I will order a Lee Auto drum when my usual supplier reopens after the weekend and experiment with that.

I really not a fan of scooping in charges into the top of the press though. Too many steps to get wrong I think.

I doubt I will ever get round to automating priming on the press. Just might persist with the Lee arm for a bit and see how it goes. For pistol ammo and with the decapping pin lifted you can I think so from primed brass in stock to loaded in on cycle of the press which appeals...

Scrummy
 
So I have two Dillon SDB presses set up for .40 and .45. I rarely change them over.

And a 550 that I will sometimes change over. But most pistol rounds that are ‘other’ I load single stage. Just running in batch processes.

Things that speed me up a lot:

1: good loading blocks. A bunch of them. Many are just wood. But they work fine.

2: strip priming system in dedicated single stage press. Super fast to work with. You can buy APS strips with primers already in them. Or load up your own strips.

3. Lil dandy or RCBS 98840 powder measure in stand. Lee makes a good one too. Lil dandy works great with small pistol charges. Esp .38 wad cutters.

You can load a lot of pistol Rounds in a day single stage. If everything is staged.

The only thing I use scoops for is trickling powder into a scale pan. And that will change when my auto powder machine thingie I ordered is ready in a couple of months.

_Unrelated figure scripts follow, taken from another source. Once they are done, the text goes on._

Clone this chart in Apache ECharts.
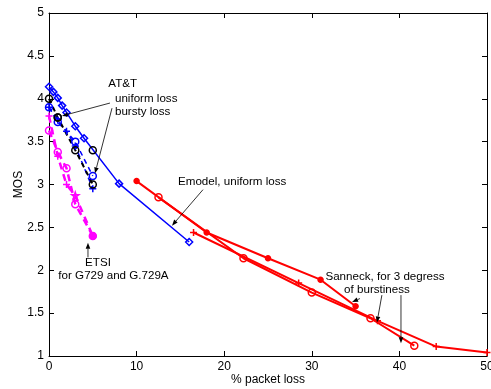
<!DOCTYPE html>
<html><head><meta charset="utf-8">
<script src="https://cdn.jsdelivr.net/npm/echarts@6/dist/echarts.min.js"></script>
<style>html,body{margin:0;padding:0;background:#fff}#c{width:491px;height:389px}</style>
</head><body><div id="c"></div>
<script>
// Axis ticks
const xTicks = [0, 10, 20, 30, 40, 50];
const yTicks = [1, 1.5, 2, 2.5, 3, 3.5, 4, 4.5, 5];

// E-model, uniform loss
const emodel = [[0,4.14],[0.5,4.08],[1,4.01],[1.5,3.92],[2,3.84],[3,3.68],[4,3.54],[8,3.01],[16,2.33]];
// AT&T measurements
const attUniform = [[0,4.0],[1,3.78],[3,3.4],[5,3.0]];
const attExtra = [[1,3.78],[5,3.4]];
const attBurstyA = [[0,3.9],[1,3.73],[3,3.5],[5,3.1]];
const attBurstyB = [[0,3.9],[1,3.75],[2,3.62],[3,3.45],[5,2.95]];
// ETSI, G.729 / G.729A
const etsiA = [[0,3.63],[1,3.38],[2,3.19],[3,2.77],[5,2.4]];
const etsiB = [[0,3.8],[1,3.33],[2,3.0],[3,2.87],[5,2.4]];
// Sanneck, three degrees of burstiness
const sanneckA = [[10,3.04],[18,2.44],[25,2.14],[31,1.89],[35,1.58]];
const sanneckB = [[12.5,2.85],[22.2,2.14],[30,1.74],[36.7,1.44],[41.7,1.12]];
const sanneckC = [[16.5,2.44],[28.5,1.85],[37.5,1.41],[44.2,1.11],[50,1.04]];

const PLUS = 'path://M0,5H10M5,0V10';
const STAR = 'path://M5,0L6.2,3.6L10,3.6L6.9,5.9L8.1,9.5L5,7.3L1.9,9.5L3.1,5.9L0,3.6L3.8,3.6Z';
const FONT = 'Liberation Sans, Arial, sans-serif';

function ser(data, color, dash, width, symbol, size, filled) {
  return {
    type: 'line', data: data, symbol: symbol, symbolSize: size,
    showSymbol: symbol !== 'none', animation: false, silent: true,
    lineStyle: { color: color, width: width, type: dash },
    itemStyle: { color: filled ? color : 'none', borderColor: color, borderWidth: 1.5 },
    z: 3
  };
}
function pts(data, color, symbol, size) {
  const s = ser(data, color, 'solid', 0, symbol, size, false);
  s.lineStyle.opacity = 0;
  return s;
}

const RED = '#ff0000', BLUE = '#0000ff', MAG = '#ff00ff', BLK = '#000000';

const etsiBData = etsiB.map((p, i) => i === 3 ? { value: p, symbol: STAR, symbolSize: 7 } : p);

const series = [
  ser(sanneckA, RED, 'solid', 2, 'circle', 5, true),
  ser(sanneckB, RED, 'solid', 2, 'circle', 7, false),
  ser(sanneckC, RED, 'solid', 2, PLUS, 7, false),
  ser(emodel, BLUE, 'solid', 1.5, 'diamond', 7, false),
  ser(attBurstyA, BLUE, [5, 4], 1.5, 'circle', 7, false),
  ser(attBurstyB, BLUE, [5, 4], 1.5, PLUS, 7, false),
  ser(attUniform, BLK, [5, 4], 2, 'circle', 7, false),
  pts(attExtra, BLK, 'circle', 7),
  ser(etsiA, MAG, [7, 5], 2.5, 'circle', 7, false),
  ser(etsiBData, MAG, [7, 5], 2.5, PLUS, 7, false),
  pts([[5, 2.4]], MAG, 'circle', 6)
];
series[series.length - 1].itemStyle.color = MAG;

const axisCommon = {
  type: 'value', splitLine: { show: false },
  axisLine: { show: true, onZero: false, lineStyle: { color: '#000', width: 1 } },
  axisTick: { show: true, inside: true, length: 5, lineStyle: { color: '#000' } }
};

const chart = echarts.init(document.getElementById('c'), null, { renderer: 'canvas' });
chart.setOption({
  backgroundColor: '#fff',
  animation: false,
  grid: { left: 49, right: 4, top: 13, bottom: 33, containLabel: false, outerBoundsMode: 'none' },
  xAxis: [
    Object.assign({}, axisCommon, {
      min: xTicks[0], max: xTicks[xTicks.length - 1], interval: 10, position: 'bottom',
      name: '% packet loss', nameLocation: 'middle', nameGap: 18, nameMoveOverlap: false,
      nameTextStyle: { fontFamily: FONT, fontSize: 12, color: '#000' },
      axisLabel: { fontFamily: FONT, fontSize: 12, color: '#000', margin: 5 }
    }),
    Object.assign({}, axisCommon, {
      min: xTicks[0], max: xTicks[xTicks.length - 1], interval: 10, position: 'top',
      axisLabel: { show: false }
    })
  ],
  yAxis: [
    Object.assign({}, axisCommon, {
      min: yTicks[0], max: yTicks[yTicks.length - 1], interval: 0.5, position: 'left',
      name: 'MOS', nameLocation: 'middle', nameGap: 24, nameMoveOverlap: false,
      nameTextStyle: { fontFamily: FONT, fontSize: 12, color: '#000' },
      axisLabel: { fontFamily: FONT, fontSize: 12, color: '#000', margin: 5 }
    }),
    Object.assign({}, axisCommon, {
      min: yTicks[0], max: yTicks[yTicks.length - 1], interval: 0.5, position: 'right',
      axisLabel: { show: false }
    })
  ],
  series: series
});

// Annotation texts and arrows, placed in data coordinates
const notes = [
  { t: 'AT&T', at: [6.77, 4.18], align: 'left' },
  { t: 'uniform loss', at: [7.53, 4.0], align: 'left' },
  { t: 'bursty loss', at: [7.53, 3.85], align: 'left' },
  { t: 'Emodel, uniform loss', at: [14.73, 3.03], align: 'left' },
  { t: 'ETSI', at: [5.59, 2.09], align: 'center' },
  { t: 'for G729 and G.729A', at: [7.36, 1.94], align: 'center' },
  { t: 'Sanneck, for 3 degress', at: [38.36, 1.92], align: 'center' },
  { t: 'of burstiness', at: [37.44, 1.77], align: 'center' }
];
const arrows = [
  [[6.96, 3.95], [1.48, 3.80]],
  [[7.19, 3.89], [5.25, 3.13]],
  [[4.45, 2.15], [4.45, 2.32]],
  [[17.58, 2.94], [14.04, 2.52]],
  [[35.5, 1.67], [34.6, 1.63]],
  [[38.0, 1.71], [37.44, 1.39]],
  [[40.18, 1.71], [40.18, 1.15]]
];

const toPx = p => chart.convertToPixel({ gridIndex: 0 }, p);
const graphics = [];
notes.forEach(n => {
  const p = toPx(n.at);
  graphics.push({
    type: 'text', x: p[0], y: p[1], silent: true, z: 10,
    style: { text: n.t, fill: '#000', font: '11.6px ' + FONT, textAlign: n.align, textVerticalAlign: 'middle' }
  });
});
arrows.forEach(a => {
  const s = toPx(a[0]), e = toPx(a[1]);
  const ang = Math.atan2(e[1] - s[1], e[0] - s[0]);
  const L = 6, W = 2.3;
  const bx = e[0] - L * Math.cos(ang), by = e[1] - L * Math.sin(ang);
  graphics.push({
    type: 'line', silent: true, z: 10,
    shape: { x1: s[0], y1: s[1], x2: bx, y2: by },
    style: { stroke: '#000', lineWidth: 0.8 }
  });
  graphics.push({
    type: 'polygon', silent: true, z: 10,
    shape: { points: [e, [bx - W * Math.sin(ang), by + W * Math.cos(ang)], [bx + W * Math.sin(ang), by - W * Math.cos(ang)]] },
    style: { fill: '#000' }
  });
});
chart.setOption({ graphic: graphics });
</script>
</body></html>
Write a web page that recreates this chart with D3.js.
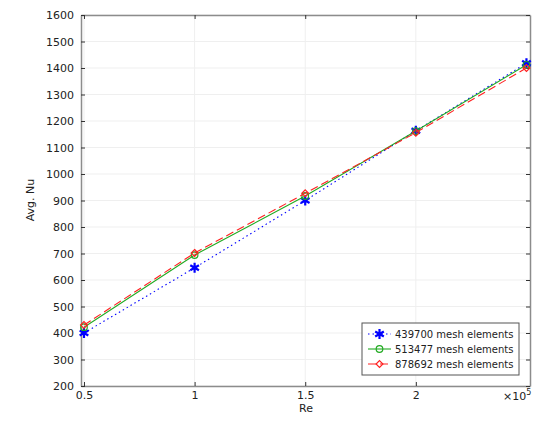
<!DOCTYPE html>
<html>
<head>
<meta charset="utf-8">
<script src="https://cdn.jsdelivr.net/npm/d3@7"></script>
<style>
  body { margin: 0; background: #fff; }
  text { font-family: "DejaVu Sans", sans-serif; }
</style>
</head>
<body>
<div id="chart"></div>
<script>
// values (Re in units of 1e5)
var re = [0.5, 1, 1.5, 2, 2.5];
var mesh1 = [400, 646, 900, 1163, 1418];   // 439700 mesh elements
var mesh2 = [422, 694, 917, 1162, 1412];   // 513477 mesh elements
var mesh3 = [430, 702, 927, 1156, 1400];   // 878692 mesh elements
var seriesNames = ['439700 mesh elements', '513477 mesh elements', '878692 mesh elements'];
var xTicks = [0.5, 1, 1.5, 2];
var yTicks = d3.range(200, 1601, 100);

var width = 560, height = 431;
var mLeft = 81, mRight = 530, mTop = 15, mBottom = 386;

var svg = d3.select('#chart').append('svg')
  .attr('width', width)
  .attr('height', height);

var x = d3.scaleLinear().domain([0.4865, 2.516]).range([mLeft, mRight]);
var y = d3.scaleLinear().domain([200, 1600]).range([mBottom, mTop]);

// grid
svg.append('g').selectAll('line').data(yTicks).enter().append('line')
  .attr('x1', mLeft).attr('x2', mRight)
  .attr('y1', function(d) { return y(d); }).attr('y2', function(d) { return y(d); })
  .attr('stroke', '#efefef').attr('stroke-width', 1);
svg.append('g').selectAll('line').data(xTicks).enter().append('line')
  .attr('y1', mTop).attr('y2', mBottom)
  .attr('x1', function(d) { return x(d); }).attr('x2', function(d) { return x(d); })
  .attr('stroke', '#efefef').attr('stroke-width', 1);

// axes, ticks pointing inward
var axisColor = '#8c8c8c';
var gx = svg.append('g').attr('transform', 'translate(0,' + mBottom + ')')
  .call(d3.axisBottom(x).tickValues(xTicks).tickSizeInner(-4).tickSizeOuter(0).tickPadding(5)
    .tickFormat(function(d) { return d; }));
var gxt = svg.append('g').attr('transform', 'translate(0,' + mTop + ')')
  .call(d3.axisTop(x).tickValues(xTicks).tickSizeInner(-4).tickSizeOuter(0).tickFormat(''));
var gy = svg.append('g').attr('transform', 'translate(' + mLeft + ',0)')
  .call(d3.axisLeft(y).tickValues(yTicks).tickSizeInner(-4).tickSizeOuter(0).tickPadding(7)
    .tickFormat(d3.format('d')));
var gyr = svg.append('g').attr('transform', 'translate(' + mRight + ',0)')
  .call(d3.axisRight(y).tickValues(yTicks).tickSizeInner(-4).tickSizeOuter(0).tickFormat(''));

[gx, gxt, gy, gyr].forEach(function(g) {
  g.select('.domain').attr('stroke', axisColor).attr('stroke-width', 1.5);
  g.selectAll('.tick line').attr('stroke', '#333').attr('stroke-width', 1);
  g.selectAll('text').attr('fill', '#222').style('font-size', '11px')
    .style('font-family', '"DejaVu Sans", sans-serif');
});

// exponent label
svg.append('text').attr('x', 503).attr('y', 400).attr('fill', '#222')
  .style('font-size', '11px')
  .text('\u00d710')
  .append('tspan').attr('dy', -5).style('font-size', '8px').text('5');

// axis titles
svg.append('text').attr('x', 306).attr('y', 412).attr('text-anchor', 'middle')
  .attr('fill', '#222').style('font-size', '11px').text('Re');
svg.append('text').attr('transform', 'translate(34,200) rotate(-90)')
  .attr('text-anchor', 'middle').attr('fill', '#222').style('font-size', '11px').text('Avg. Nu');

var series = [
  { name: seriesNames[0], values: mesh1, color: '#0000ff', dash: '1.5,3', marker: 'star' },
  { name: seriesNames[1], values: mesh2, color: '#22aa22', dash: null, marker: 'circle' },
  { name: seriesNames[2], values: mesh3, color: '#ff2020', dash: '8,4', marker: 'diamond' }
];

var line = d3.line()
  .x(function(d) { return x(d[0]); })
  .y(function(d) { return y(d[1]); });

function drawMarker(g, type, color, cx, cy) {
  if (type == 'star') {
    g.append('path')
      .attr('d', d3.symbol().type(d3.symbolAsterisk).size(70)())
      .attr('transform', 'translate(' + cx + ',' + cy + ')')
      .attr('stroke', color).attr('stroke-width', 2.2).attr('fill', 'none');
  } else if (type == 'circle') {
    g.append('circle').attr('cx', cx).attr('cy', cy).attr('r', 3.3)
      .attr('stroke', color).attr('stroke-width', 1.2).attr('fill', 'none');
  } else {
    g.append('path')
      .attr('d', d3.symbol().type(d3.symbolDiamond2).size(30)())
      .attr('transform', 'translate(' + cx + ',' + cy + ')')
      .attr('stroke', color).attr('stroke-width', 1.2).attr('fill', 'none');
  }
}

series.forEach(function(s) {
  var pts = re.map(function(r, i) { return [r, s.values[i]]; });
  svg.append('path').datum(pts)
    .attr('d', line)
    .attr('fill', 'none')
    .attr('stroke', s.color)
    .attr('stroke-width', 1.1)
    .attr('stroke-dasharray', s.dash);
  var g = svg.append('g');
  pts.forEach(function(p) { drawMarker(g, s.marker, s.color, x(p[0]), y(p[1])); });
});

// legend
var lg = svg.append('g').attr('transform', 'translate(362,323)');
lg.append('rect').attr('width', 157).attr('height', 52)
  .attr('fill', '#fff').attr('stroke', '#555').attr('stroke-width', 1);
series.forEach(function(s, i) {
  var ly = 11 + i * 15;
  lg.append('line').attr('x1', 6).attr('x2', 29).attr('y1', ly).attr('y2', ly)
    .attr('stroke', s.color).attr('stroke-width', 1.1).attr('stroke-dasharray', s.dash);
  drawMarker(lg, s.marker, s.color, 17.5, ly);
  lg.append('text').attr('x', 33).attr('y', ly).attr('dy', '0.35em')
    .attr('fill', '#222').style('font-size', '10px').text(s.name);
});
</script>
</body>
</html>
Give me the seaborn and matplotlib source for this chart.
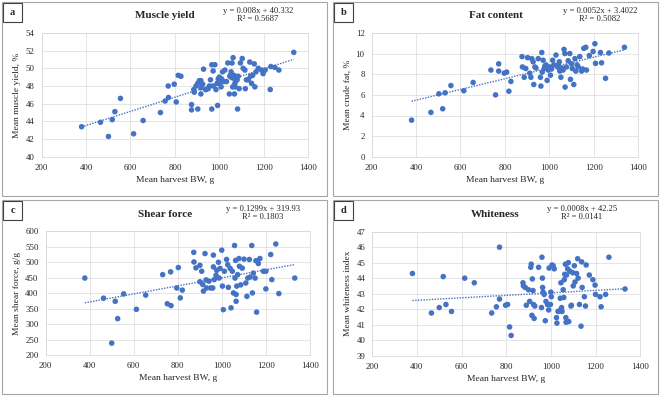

But you are off to a good start! Keep it up!

Sirhr
 
So I have two Dillon SDB presses set up for .40 and .45. I rarely change them over.

And a 550 that I will sometimes change over. But most pistol rounds that are ‘other’ I load single stage. Just running in batch processes.

Things that speed me up a lot:

1: good loading blocks. A bunch of them. Many are just wood. But they work fine.

2: strip priming system in dedicated single stage press. Super fast to work with. You can buy APS strips with primers already in them. Or load up your own strips.

3. Lil dandy or RCBS 98840 powder measure in stand. Lee makes a good one too. Lil dandy works great with small pistol charges. Esp .38 wad cutters.

You can load a lot of pistol Rounds in a day single stage. If everything is staged.

The only thing I use scoops for is trickling powder into a scale pan. And that will change when my auto powder machine thingie I ordered is ready in a couple of months.

But you are off to a good start! Keep it up!

Sirhr
Blimey! Sounds serious (but fun) stuff.

By end of the week I hope to have the auto drum set up for use with pistol powders at least.

Keen to learn, hope I don't blow myself up... ;)
 
I have a 30yr old SDB that has loaded thousands upon thousands of pistol rounds. My dad gave it to me so I sent dillon a few emails and they sent me everything to basically rebuild it, and it runs like it. I have 3 tool heads, each setup for one cartridge(9,38/357, and 45acp). I don't think there is any way I could go back to a turret after progressive.

Point of the story, IF I had to go back I would setup one station for auto dropping powder with the ram. Either an old style dillon with the spring or a hornady.
maxresdefault.jpg
I handle every primer for my rifle loads on a couple lee classics so priming does bother me at all.